## Given exercise
Without the pictures, can you quote each line below exactly?

## Given material
━━━━━━━━━━

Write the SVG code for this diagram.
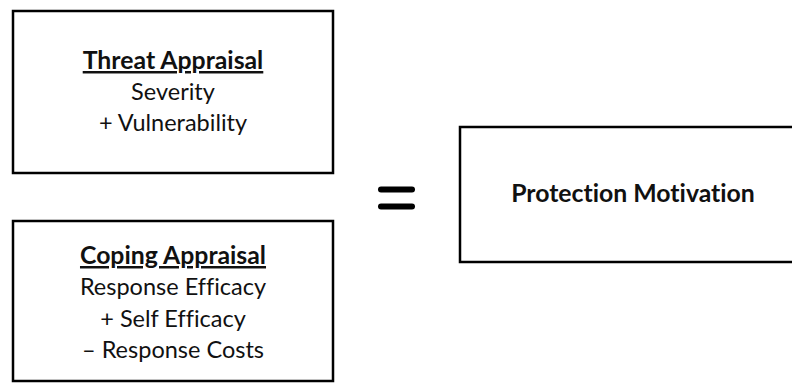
<svg xmlns="http://www.w3.org/2000/svg" width="792" height="383" viewBox="0 0 792 383">
<style>
.box{fill:#fff;stroke:#000;stroke-width:2.5}
.t{font-family:Lato,"Open Sans",sans-serif;font-size:23.5px;fill:#111;text-anchor:middle;font-variant-ligatures:none;font-feature-settings:"liga" 0}
.b{font-weight:bold;font-size:24.8px}
.u{text-decoration:underline}
</style>
<rect width="792" height="383" fill="#fff"/>
<g id="threat">
<rect class="box" x="13" y="11" width="320" height="162"/>
<text class="t b u" x="173" y="69">Threat Appraisal</text>
<text class="t" x="173" y="100">Severity</text>
<text class="t" x="173" y="131">+ Vulnerability</text>
</g>
<g id="coping">
<rect class="box" x="13" y="221" width="320" height="160"/>
<text class="t b u" x="173" y="264">Coping Appraisal</text>
<text class="t" x="173" y="295">Response Efficacy</text>
<text class="t" x="173" y="327">+ Self Efficacy</text>
<text class="t" x="173" y="358">– Response Costs</text>
</g>
<g id="equals">
<line x1="381" y1="189.5" x2="412" y2="189.5" stroke="#000" stroke-width="6" stroke-linecap="round"/>
<line x1="381" y1="206.5" x2="412" y2="206.5" stroke="#000" stroke-width="6" stroke-linecap="round"/>
</g>
<g id="protection">
<rect class="box" x="460" y="127" width="340" height="135"/>
<text class="t b" x="633" y="202">Protection Motivation</text>
</g>
<g id="connectors"></g>
</svg>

━━━━━━━━━━

## Result for this exercise
Write the SVG code for this diagram.
<svg xmlns="http://www.w3.org/2000/svg" width="792" height="383" viewBox="0 0 792 383">
<style>
.box{fill:#fff;stroke:#000;stroke-width:2.5}
.t{font-family:Lato,"Open Sans",sans-serif;font-size:23.5px;fill:#111;text-anchor:middle;font-variant-ligatures:none;font-feature-settings:"liga" 0}
.b{font-weight:bold;font-size:24.8px}
.u{text-decoration:underline}
</style>
<rect width="792" height="383" fill="#fff"/>
<g id="threat">
<rect class="box" x="13" y="11" width="320" height="162"/>
<text class="t b u" x="173" y="69">Threat Appraisal</text>
<text class="t" x="173" y="100">Severity</text>
<text class="t" x="173" y="131">+ Vulnerability</text>
</g>
<g id="coping">
<rect class="box" x="13" y="221" width="320" height="160"/>
<text class="t b u" x="173" y="264">Coping Appraisal</text>
<text class="t" x="173" y="295">Response Efficacy</text>
<text class="t" x="173" y="327">+ Self Efficacy</text>
<text class="t" x="173" y="358">– Response Costs</text>
</g>
<g id="equals">
<line x1="381" y1="189.5" x2="412" y2="189.5" stroke="#000" stroke-width="6" stroke-linecap="round"/>
<line x1="381" y1="206.5" x2="412" y2="206.5" stroke="#000" stroke-width="6" stroke-linecap="round"/>
</g>
<g id="protection">
<rect class="box" x="460" y="127" width="340" height="135"/>
<text class="t b" x="633" y="202">Protection Motivation</text>
</g>
<g id="connectors"></g>
</svg>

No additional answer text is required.